Return, without pictures, the lines from the start of the data through the one that contains "const y=d3.scaleLinear().domain([0,1.2]).range([304,19]);".

○ ○ ○ ○ ○

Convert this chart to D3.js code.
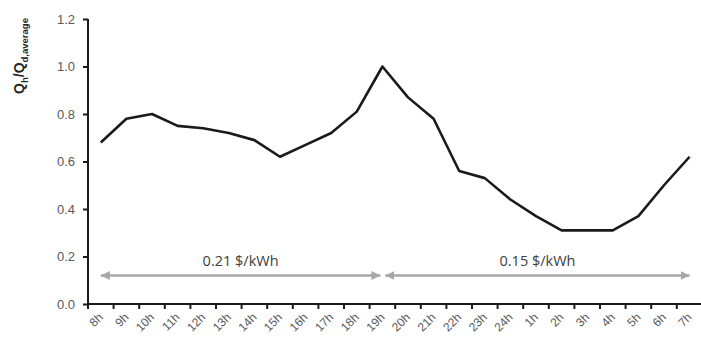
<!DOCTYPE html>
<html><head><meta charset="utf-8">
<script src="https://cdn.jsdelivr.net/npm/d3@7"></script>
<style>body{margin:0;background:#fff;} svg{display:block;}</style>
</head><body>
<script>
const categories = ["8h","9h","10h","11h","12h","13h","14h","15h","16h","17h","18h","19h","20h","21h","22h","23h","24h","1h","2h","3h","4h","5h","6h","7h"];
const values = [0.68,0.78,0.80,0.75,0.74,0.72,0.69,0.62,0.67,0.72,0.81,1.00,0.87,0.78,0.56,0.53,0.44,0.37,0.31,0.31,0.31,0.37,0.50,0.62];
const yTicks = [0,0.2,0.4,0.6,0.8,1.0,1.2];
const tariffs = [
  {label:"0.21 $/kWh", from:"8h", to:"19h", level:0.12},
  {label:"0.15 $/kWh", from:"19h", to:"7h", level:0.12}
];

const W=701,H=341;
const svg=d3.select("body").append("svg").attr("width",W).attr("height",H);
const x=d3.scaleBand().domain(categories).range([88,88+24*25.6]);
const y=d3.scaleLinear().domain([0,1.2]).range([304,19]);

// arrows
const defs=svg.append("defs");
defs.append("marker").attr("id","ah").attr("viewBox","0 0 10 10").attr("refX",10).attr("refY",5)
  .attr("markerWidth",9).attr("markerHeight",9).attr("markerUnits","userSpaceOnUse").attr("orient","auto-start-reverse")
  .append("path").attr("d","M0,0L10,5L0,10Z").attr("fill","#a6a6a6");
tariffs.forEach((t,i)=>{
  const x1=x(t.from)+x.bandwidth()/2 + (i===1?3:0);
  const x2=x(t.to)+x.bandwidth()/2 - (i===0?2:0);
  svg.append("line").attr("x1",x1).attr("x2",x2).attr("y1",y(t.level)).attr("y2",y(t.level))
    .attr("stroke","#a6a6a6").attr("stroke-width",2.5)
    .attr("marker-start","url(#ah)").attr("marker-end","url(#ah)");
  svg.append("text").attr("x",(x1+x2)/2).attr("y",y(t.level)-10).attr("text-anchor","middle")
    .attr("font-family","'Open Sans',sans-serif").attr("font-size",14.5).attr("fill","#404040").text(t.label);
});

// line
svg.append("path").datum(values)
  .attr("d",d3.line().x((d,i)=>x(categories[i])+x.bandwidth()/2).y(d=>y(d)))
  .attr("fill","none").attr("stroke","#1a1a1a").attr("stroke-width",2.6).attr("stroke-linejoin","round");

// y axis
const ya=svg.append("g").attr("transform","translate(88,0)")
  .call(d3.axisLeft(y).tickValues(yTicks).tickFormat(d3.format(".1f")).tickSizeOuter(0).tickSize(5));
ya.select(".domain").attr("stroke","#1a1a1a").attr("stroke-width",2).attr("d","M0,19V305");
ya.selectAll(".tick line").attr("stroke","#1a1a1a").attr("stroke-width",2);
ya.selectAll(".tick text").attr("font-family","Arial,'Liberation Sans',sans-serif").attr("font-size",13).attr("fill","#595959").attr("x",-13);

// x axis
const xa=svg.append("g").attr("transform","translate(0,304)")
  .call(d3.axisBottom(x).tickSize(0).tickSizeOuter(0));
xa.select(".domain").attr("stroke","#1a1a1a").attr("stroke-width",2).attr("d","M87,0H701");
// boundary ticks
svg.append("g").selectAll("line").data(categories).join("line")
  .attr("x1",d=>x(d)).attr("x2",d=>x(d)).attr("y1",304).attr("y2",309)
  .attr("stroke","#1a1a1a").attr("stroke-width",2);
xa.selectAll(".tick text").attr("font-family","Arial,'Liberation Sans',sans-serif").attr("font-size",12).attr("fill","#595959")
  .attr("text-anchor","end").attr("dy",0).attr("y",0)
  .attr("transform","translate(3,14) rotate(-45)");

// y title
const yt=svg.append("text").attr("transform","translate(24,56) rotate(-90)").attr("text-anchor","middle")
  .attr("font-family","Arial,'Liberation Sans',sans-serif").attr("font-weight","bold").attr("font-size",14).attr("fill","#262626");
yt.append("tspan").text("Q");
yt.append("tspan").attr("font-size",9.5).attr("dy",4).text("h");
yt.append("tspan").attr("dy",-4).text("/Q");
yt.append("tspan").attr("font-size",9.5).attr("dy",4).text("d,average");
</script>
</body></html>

○ ○ ○ ○ ○

- [THE RESULT]:
Convert this chart to D3.js code.
<!DOCTYPE html>
<html><head><meta charset="utf-8">
<script src="https://cdn.jsdelivr.net/npm/d3@7"></script>
<style>body{margin:0;background:#fff;} svg{display:block;}</style>
</head><body>
<script>
const categories = ["8h","9h","10h","11h","12h","13h","14h","15h","16h","17h","18h","19h","20h","21h","22h","23h","24h","1h","2h","3h","4h","5h","6h","7h"];
const values = [0.68,0.78,0.80,0.75,0.74,0.72,0.69,0.62,0.67,0.72,0.81,1.00,0.87,0.78,0.56,0.53,0.44,0.37,0.31,0.31,0.31,0.37,0.50,0.62];
const yTicks = [0,0.2,0.4,0.6,0.8,1.0,1.2];
const tariffs = [
  {label:"0.21 $/kWh", from:"8h", to:"19h", level:0.12},
  {label:"0.15 $/kWh", from:"19h", to:"7h", level:0.12}
];

const W=701,H=341;
const svg=d3.select("body").append("svg").attr("width",W).attr("height",H);
const x=d3.scaleBand().domain(categories).range([88,88+24*25.6]);
const y=d3.scaleLinear().domain([0,1.2]).range([304,19]);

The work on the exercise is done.